__EXERCISE DETAILS__.
Lines that include the word "this" are the ones to copy.

__INFORMATION PROVIDED__.
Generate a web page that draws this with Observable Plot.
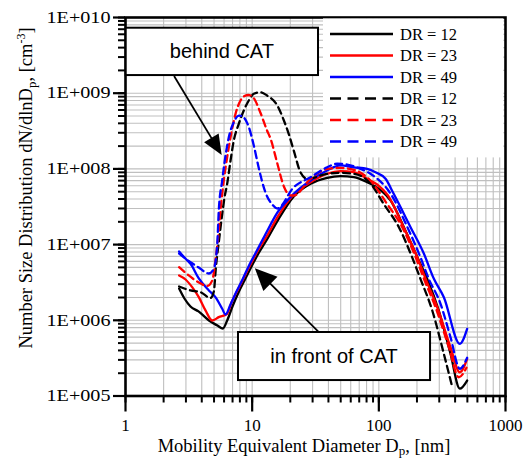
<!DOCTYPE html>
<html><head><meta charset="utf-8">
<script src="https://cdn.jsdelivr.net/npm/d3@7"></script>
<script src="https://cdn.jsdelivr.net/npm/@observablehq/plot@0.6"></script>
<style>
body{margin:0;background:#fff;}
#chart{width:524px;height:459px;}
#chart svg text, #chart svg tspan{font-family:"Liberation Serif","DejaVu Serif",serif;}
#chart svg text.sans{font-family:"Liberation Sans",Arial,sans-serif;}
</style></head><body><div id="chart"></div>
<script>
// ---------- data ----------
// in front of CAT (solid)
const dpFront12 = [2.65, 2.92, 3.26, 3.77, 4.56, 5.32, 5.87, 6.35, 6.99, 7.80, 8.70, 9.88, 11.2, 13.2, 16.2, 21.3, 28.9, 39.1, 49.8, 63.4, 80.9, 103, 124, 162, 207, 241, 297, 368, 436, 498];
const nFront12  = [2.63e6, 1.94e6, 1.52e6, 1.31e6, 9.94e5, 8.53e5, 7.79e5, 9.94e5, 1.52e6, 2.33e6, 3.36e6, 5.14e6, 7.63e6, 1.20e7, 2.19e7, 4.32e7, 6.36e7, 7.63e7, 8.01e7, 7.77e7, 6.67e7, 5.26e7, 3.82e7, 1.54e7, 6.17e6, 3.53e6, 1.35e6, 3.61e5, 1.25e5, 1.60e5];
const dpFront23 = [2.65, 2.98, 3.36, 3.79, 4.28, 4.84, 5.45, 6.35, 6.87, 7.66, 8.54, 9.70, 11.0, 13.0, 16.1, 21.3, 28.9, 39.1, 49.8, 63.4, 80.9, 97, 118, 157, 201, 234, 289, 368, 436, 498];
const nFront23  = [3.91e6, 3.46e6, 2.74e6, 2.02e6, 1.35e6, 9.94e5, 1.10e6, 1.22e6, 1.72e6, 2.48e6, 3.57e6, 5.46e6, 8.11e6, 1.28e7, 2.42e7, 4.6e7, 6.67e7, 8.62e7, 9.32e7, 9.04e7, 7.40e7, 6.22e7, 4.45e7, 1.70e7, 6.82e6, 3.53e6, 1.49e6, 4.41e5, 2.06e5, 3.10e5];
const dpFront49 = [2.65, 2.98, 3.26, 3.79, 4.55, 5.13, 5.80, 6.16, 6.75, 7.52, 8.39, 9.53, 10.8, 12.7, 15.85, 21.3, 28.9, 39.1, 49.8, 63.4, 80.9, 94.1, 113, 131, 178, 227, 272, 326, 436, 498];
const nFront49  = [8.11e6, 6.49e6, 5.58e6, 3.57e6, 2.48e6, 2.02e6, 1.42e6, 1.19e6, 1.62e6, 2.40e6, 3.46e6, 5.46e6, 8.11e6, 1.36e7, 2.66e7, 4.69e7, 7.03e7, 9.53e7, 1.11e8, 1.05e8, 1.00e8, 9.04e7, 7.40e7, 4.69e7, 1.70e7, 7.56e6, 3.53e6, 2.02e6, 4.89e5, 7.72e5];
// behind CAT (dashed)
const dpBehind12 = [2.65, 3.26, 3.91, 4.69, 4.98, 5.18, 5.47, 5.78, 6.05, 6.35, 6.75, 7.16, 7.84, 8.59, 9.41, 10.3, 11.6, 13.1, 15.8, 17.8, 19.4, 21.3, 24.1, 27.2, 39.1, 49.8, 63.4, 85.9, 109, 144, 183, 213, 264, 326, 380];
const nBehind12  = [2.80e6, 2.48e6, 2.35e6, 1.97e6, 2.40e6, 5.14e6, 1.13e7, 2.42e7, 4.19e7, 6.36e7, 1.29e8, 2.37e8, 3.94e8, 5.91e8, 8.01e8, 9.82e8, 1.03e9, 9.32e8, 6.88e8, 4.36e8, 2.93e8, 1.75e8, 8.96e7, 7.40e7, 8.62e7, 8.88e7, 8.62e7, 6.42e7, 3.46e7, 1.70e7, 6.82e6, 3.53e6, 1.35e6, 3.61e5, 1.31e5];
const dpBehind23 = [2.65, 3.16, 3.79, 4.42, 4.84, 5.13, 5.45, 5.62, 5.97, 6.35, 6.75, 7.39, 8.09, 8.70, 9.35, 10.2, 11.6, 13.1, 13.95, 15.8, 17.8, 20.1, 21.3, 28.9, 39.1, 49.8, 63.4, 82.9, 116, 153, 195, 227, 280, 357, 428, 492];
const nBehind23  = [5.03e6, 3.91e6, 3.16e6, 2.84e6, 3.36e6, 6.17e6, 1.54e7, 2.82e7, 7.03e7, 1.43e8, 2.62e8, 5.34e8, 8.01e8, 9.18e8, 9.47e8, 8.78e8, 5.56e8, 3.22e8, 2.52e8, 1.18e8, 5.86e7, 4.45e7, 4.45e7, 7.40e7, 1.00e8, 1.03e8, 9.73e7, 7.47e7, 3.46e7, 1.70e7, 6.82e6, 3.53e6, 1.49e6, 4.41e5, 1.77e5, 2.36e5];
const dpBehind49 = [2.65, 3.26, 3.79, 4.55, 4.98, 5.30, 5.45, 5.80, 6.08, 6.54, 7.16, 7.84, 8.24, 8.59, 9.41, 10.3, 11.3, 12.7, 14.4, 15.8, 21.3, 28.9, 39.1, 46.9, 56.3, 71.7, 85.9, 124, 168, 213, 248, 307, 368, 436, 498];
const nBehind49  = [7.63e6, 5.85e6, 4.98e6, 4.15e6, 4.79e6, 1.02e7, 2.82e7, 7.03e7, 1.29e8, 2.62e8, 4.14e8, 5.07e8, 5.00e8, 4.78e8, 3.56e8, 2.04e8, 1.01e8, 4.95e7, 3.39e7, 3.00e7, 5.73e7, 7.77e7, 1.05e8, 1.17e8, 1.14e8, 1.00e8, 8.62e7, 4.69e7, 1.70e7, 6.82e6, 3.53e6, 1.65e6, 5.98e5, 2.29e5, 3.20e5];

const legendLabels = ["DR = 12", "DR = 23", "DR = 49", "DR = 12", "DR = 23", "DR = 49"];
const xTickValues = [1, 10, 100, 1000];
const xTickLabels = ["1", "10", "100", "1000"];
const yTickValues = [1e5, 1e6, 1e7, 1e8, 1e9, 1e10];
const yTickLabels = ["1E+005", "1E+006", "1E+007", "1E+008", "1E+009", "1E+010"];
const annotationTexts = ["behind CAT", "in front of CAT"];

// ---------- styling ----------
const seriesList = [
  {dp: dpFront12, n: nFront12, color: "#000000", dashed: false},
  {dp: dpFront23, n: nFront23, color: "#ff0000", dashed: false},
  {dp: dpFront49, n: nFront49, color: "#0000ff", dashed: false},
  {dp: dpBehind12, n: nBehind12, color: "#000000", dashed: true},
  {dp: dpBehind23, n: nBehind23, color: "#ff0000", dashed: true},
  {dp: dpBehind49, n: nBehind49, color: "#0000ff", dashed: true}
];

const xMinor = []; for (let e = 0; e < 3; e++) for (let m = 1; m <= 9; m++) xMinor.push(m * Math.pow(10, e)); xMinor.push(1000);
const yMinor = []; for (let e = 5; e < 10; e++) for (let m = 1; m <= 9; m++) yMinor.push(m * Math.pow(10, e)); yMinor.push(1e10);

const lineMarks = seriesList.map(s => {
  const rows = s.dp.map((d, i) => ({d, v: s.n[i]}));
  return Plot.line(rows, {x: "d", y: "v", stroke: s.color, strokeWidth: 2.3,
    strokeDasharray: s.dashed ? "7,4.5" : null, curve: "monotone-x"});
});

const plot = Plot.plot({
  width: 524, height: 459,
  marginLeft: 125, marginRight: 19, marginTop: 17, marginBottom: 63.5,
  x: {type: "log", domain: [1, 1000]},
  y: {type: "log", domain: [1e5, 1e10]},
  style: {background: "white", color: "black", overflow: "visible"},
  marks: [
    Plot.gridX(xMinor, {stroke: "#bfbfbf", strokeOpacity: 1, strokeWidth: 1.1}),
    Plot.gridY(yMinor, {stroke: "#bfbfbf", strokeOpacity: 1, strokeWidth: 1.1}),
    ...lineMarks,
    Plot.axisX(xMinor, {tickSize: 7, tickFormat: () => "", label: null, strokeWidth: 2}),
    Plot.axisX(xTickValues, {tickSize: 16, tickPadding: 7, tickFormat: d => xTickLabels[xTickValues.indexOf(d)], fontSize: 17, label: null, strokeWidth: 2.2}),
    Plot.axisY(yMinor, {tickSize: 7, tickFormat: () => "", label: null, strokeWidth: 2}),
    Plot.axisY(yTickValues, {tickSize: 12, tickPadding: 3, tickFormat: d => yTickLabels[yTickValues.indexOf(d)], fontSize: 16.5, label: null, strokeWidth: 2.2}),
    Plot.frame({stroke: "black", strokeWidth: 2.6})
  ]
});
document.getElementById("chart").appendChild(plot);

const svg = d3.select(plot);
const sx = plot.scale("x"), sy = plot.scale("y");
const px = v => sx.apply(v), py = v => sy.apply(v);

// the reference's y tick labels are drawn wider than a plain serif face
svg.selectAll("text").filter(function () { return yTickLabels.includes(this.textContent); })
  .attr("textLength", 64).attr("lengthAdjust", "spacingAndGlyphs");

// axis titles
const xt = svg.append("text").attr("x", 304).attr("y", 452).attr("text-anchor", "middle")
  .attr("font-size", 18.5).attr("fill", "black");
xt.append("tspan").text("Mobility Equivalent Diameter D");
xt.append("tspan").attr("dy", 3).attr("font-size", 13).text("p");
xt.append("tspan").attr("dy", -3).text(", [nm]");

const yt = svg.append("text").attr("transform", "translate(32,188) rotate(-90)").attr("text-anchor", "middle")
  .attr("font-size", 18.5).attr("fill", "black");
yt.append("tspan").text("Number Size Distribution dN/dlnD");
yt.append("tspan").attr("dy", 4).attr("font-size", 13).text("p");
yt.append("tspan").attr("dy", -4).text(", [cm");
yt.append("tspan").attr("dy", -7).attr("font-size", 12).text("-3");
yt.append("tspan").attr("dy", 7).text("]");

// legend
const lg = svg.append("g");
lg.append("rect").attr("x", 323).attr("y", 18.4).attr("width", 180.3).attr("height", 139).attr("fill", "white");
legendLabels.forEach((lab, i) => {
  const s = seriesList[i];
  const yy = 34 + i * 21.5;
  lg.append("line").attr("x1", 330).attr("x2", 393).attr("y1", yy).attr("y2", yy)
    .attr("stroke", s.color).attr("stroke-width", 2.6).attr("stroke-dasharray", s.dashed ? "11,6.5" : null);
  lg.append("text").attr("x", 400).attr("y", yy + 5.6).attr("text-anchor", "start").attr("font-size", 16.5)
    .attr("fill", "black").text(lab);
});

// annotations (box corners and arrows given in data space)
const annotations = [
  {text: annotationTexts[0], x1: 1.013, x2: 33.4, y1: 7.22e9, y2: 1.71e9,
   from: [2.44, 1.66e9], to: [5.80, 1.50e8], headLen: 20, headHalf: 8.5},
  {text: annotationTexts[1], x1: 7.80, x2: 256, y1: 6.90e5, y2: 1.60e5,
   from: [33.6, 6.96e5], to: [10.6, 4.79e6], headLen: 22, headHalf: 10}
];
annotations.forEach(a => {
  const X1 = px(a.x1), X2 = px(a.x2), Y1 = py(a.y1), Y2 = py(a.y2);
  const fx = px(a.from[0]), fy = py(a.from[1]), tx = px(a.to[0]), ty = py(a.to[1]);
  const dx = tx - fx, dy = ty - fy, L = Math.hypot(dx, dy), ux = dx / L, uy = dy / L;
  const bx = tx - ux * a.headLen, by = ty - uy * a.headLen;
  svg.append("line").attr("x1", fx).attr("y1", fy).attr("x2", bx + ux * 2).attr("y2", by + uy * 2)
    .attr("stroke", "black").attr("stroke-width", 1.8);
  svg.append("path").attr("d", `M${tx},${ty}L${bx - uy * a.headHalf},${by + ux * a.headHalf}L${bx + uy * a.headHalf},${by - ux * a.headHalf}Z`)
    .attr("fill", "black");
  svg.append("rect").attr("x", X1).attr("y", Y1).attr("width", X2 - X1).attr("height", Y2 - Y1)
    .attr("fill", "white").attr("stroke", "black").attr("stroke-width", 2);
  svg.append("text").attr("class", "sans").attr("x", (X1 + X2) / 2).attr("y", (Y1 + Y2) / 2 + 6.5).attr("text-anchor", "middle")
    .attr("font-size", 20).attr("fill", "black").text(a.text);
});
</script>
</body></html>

__RESULT__.
Generate a web page that draws this with Observable Plot.
svg.selectAll("text").filter(function () { return yTickLabels.includes(this.textContent); })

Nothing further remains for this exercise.